That standard is especially exacting where, as here, the moving party bears the burden of proof on the issue in question. See Serv. Auto Supply Co. v. Harte & Co., Inc., 533 F.2d 23, 24 (1st Cir. 1976). We have said that the party with the burden of proof is entitled to judgment as a matter of law only if it has established its case by "testimony that the jury is not at liberty to disbelieve." Jordan v. United States Lines, Inc., 738 F.2d 48, 49 (1st Cir. 1984) (internal quotation marks omitted). In that situation, relief under Rule 50 is warranted only if the moving party's evidence is "`uncontradicted and unimpeached.'" Serv. Auto Supply Co., 533 F.2d at 25 (quoting Fed. Ins. Co. v. Summers, 403 F.2d 971, 975-76 (1st Cir. 1968)).
Goya has not satisfied that strict standard here. Although Goya's witnesses testified that the company had an anti-discrimination policy in place during the relevant period and that it disseminated the policy to its employees, that testimony was contradicted by Marrero and her co-worker Miranda-Rivera and called into question by the video tape and Nieves's conflicting statements during his deposition. The jury was "at liberty to disbelieve" Goya's witnesses, Jordan, 738 F.2d at 49, and to credit the testimony by Marrero and Miranda-Rivera.
In order to qualify for judgment as a matter of law on its affirmative defense, Goya had to show that a reasonable jury was compelled to find in its favor on both elements of the defense. We have concluded that Goya has not satisfied that standard with respect to the first prong — the existence of an antiharassment policy with a known complaint procedure. Accordingly, we need not consider whether the evidence presented at trial compelled a finding in Goya's favor on the second prong.4 See Faragher, 524 U.S. at 808, 118 S. Ct. 2275.
Goya argues that there was insufficient evidence to support the jury's finding of retaliation. In order to make out a prima facie case of retaliation, Marrero had to prove that (1) she engaged in protected conduct under Title VII; (2) she suffered an adverse employment action; and (3) the adverse action was causally connected to the protected activity. Hernandez-Torres v. Intercontinental Trading, Inc., 158 F.3d 43, 47 (1st Cir. 1998). Goya does not dispute that Marrero engaged in conduct that is protected by Title VII when she filed her sexual harassment charge. It maintains, however, that Marrero never suffered an "adverse employment action" as a result of that conduct.
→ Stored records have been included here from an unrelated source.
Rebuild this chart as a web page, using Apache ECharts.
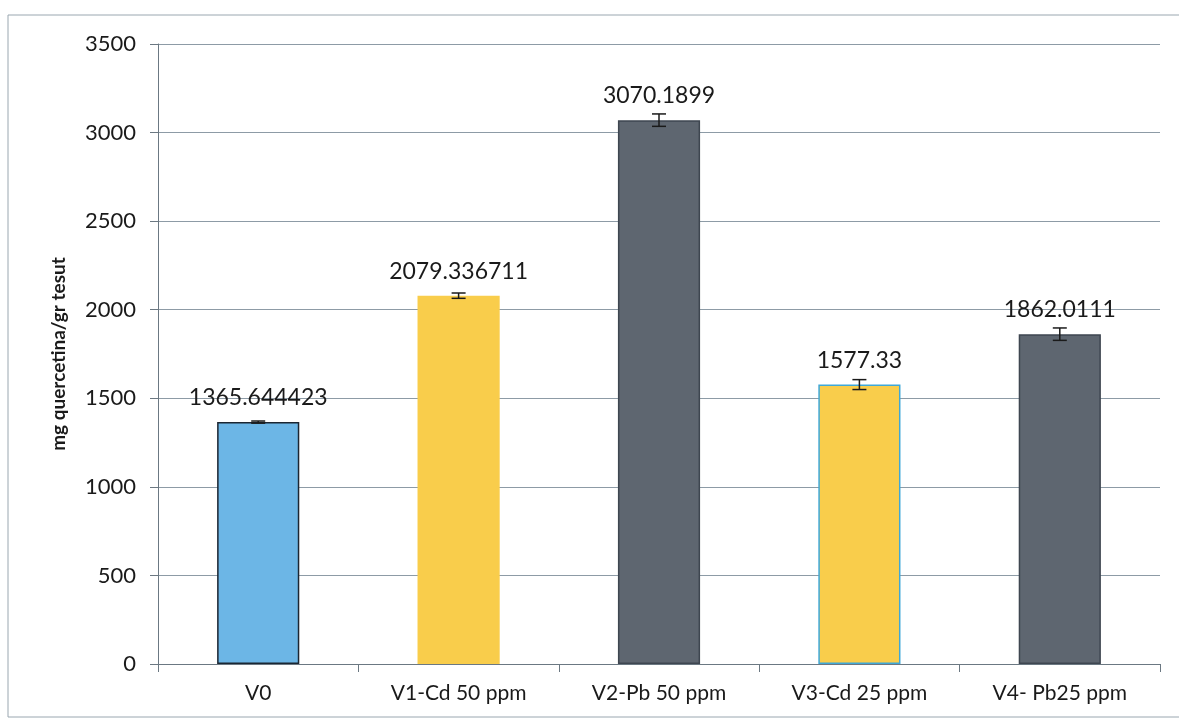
<!DOCTYPE html>
<html lang="en">
<head>
    <meta charset="UTF-8">
    <title>Chart</title>
    <script src="https://cdn.jsdelivr.net/npm/echarts@6/dist/echarts.min.js"></script>
    <style>
        html, body { margin: 0; padding: 0; background: #fff; }
    </style>
</head>
<body>
    <div id="demo1" style="width: 1179px;height: 727px;"></div>
    <script>
        // categories and values
        const categories = ['V0', 'V1-Cd 50 ppm', 'V2-Pb 50 ppm', 'V3-Cd 25 ppm', 'V4- Pb25 ppm'];
        const values = [1365.644423, 2079.336711, 3070.1899, 1577.33, 1862.0111];
        const labels = ['1365.644423', '2079.336711', '3070.1899', '1577.33', '1862.0111'];
        const errors = [6, 15, 35, 28, 35];
        const barColors = ['#6CB6E6', '#F9CD4B', '#5E6670', '#F9CD4B', '#5E6670'];
        const barBorders = ['#1B2632', '#F9CD4B', '#3E4650', '#3FA8D8', '#3E4650'];
        const yTicks = [0, 500, 1000, 1500, 2000, 2500, 3000, 3500];

        let myChart = echarts.init(document.getElementById('demo1'));

        let option = {
            backgroundColor: '#fff',
            animation: false,
            textStyle: { fontFamily: 'Lato' },
            graphic: [{
                type: 'rect',
                shape: { x: 8, y: 15, width: 1190, height: 702 },
                style: { fill: 'none', stroke: '#9aa7b0', lineWidth: 1 }
            }],
            grid: { left: 158, right: 19, top: 44, bottom: 63 },
            xAxis: {
                type: 'category',
                data: categories,
                axisLine: { lineStyle: { color: '#6b7882', width: 1 } },
                axisTick: { show: true, length: 8, lineStyle: { color: '#6b7882' } },
                axisLabel: { color: '#1a1a1a', fontSize: 21, margin: 19 }
            },
            yAxis: {
                type: 'value',
                min: yTicks[0],
                max: yTicks[yTicks.length - 1],
                interval: 500,
                name: 'mg quercetina/gr tesut',
                nameLocation: 'middle',
                nameGap: 90,
                nameTextStyle: { color: '#1a1a1a', fontSize: 19, fontWeight: 'bold' },
                axisLine: { show: true, lineStyle: { color: '#6b7882', width: 1 } },
                axisTick: { show: true, length: 8, lineStyle: { color: '#6b7882' } },
                axisLabel: { color: '#1a1a1a', fontSize: 22, margin: 22, formatter: v => String(v) },
                splitLine: { lineStyle: { color: '#8d9ba6', width: 1 } }
            },
            series: [{
                type: 'bar',
                barWidth: '41%',
                data: values.map((v, i) => ({
                    value: v,
                    itemStyle: { color: barColors[i], borderColor: barBorders[i], borderWidth: 1.5 }
                })),
                label: {
                    show: true,
                    position: 'top',
                    distance: 13,
                    color: '#1a1a1a',
                    fontSize: 23,
                    formatter: p => labels[p.dataIndex]
                },
                z: 2
            }, {
                // error bars
                type: 'custom',
                data: values.map((v, i) => [i, v - errors[i], v + errors[i]]),
                renderItem: function (params, api) {
                    const lo = api.coord([api.value(0), api.value(1)]);
                    const hi = api.coord([api.value(0), api.value(2)]);
                    const w = 7;
                    const st = { stroke: '#1a1a1a', lineWidth: 1.5 };
                    return {
                        type: 'group',
                        children: [
                            { type: 'line', shape: { x1: lo[0], y1: lo[1], x2: hi[0], y2: hi[1] }, style: st },
                            { type: 'line', shape: { x1: lo[0] - w, y1: lo[1], x2: lo[0] + w, y2: lo[1] }, style: st },
                            { type: 'line', shape: { x1: hi[0] - w, y1: hi[1], x2: hi[0] + w, y2: hi[1] }, style: st }
                        ]
                    };
                },
                z: 3
            }]
        };

        myChart.setOption(option);
    </script>
</body>
</html>
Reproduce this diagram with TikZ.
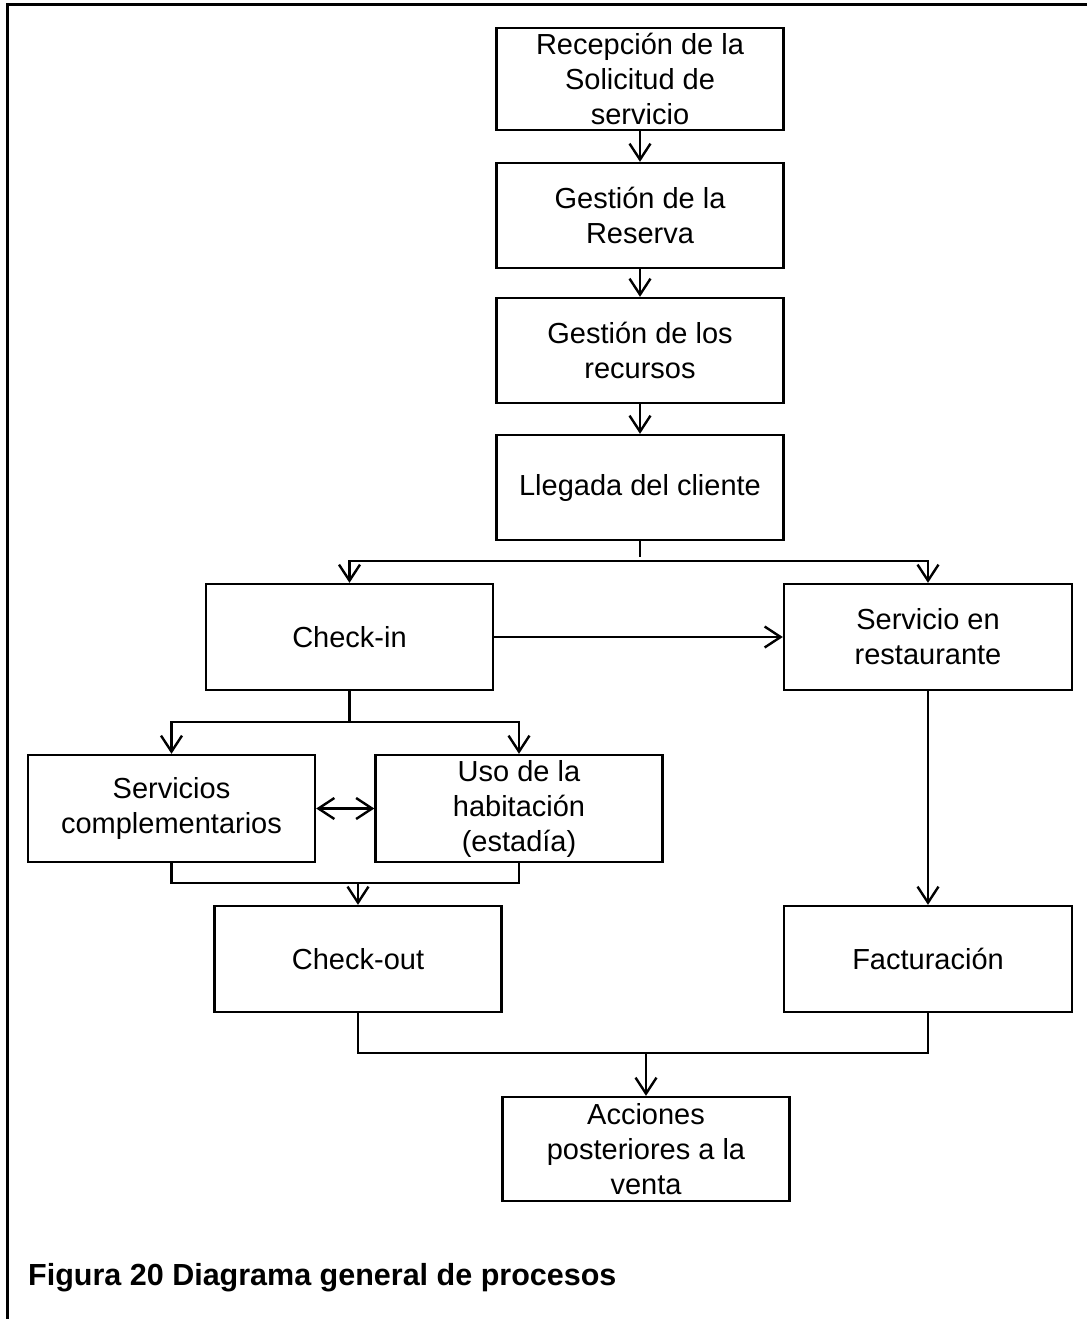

We have explained that "[a]dverse employment actions include `demotions, disadvantageous transfers or assignments, refusals to promote, unwarranted negative job evaluations, and toleration of harassment by other employees.'" White, 221 F.3d at 262 (quoting Hernandez-Torres, 158 F.3d at 47); accord Graham v. State Farm Mut. Ins. Co., 193 F.3d 1274, 1283 (11th Cir. 1999). Whether an employment action is "adverse" — and therefore actionable under Title VII — is gauged by an objective standard. Blackie v. Maine, 75 F.3d 716, 725 (1st Cir. 1996). "Work places are rarely idyllic retreats, and the mere fact that an employee is displeased by an employer's act or omission does not elevate that act or omission to the level of a materially adverse employment action." Id.
Here, Marrero's retaliation claim rests on two separate, and allegedly adverse, employment actions: her transfer to the Human Resources Department; and Goya's toleration of harassment by other employees. We address those claims in turn.
Marrero filed a charge of employment discrimination with the EEOC on November 13, 1996. She returned to work on Wednesday, November 22, to find that she had been transferred to the Human Resources Department, where she was to serve as Nieves's secretary. Marrero concedes that the transfer was not, on its face, a demotion. She continued to serve as secretary to a Vice President in the company, and her general job description and salary remained the same. Nevertheless, Marrero argues that the transfer was "disadvantageous" because she was required to do more work, subjected to "extreme supervision," and forced to undergo a period of probation.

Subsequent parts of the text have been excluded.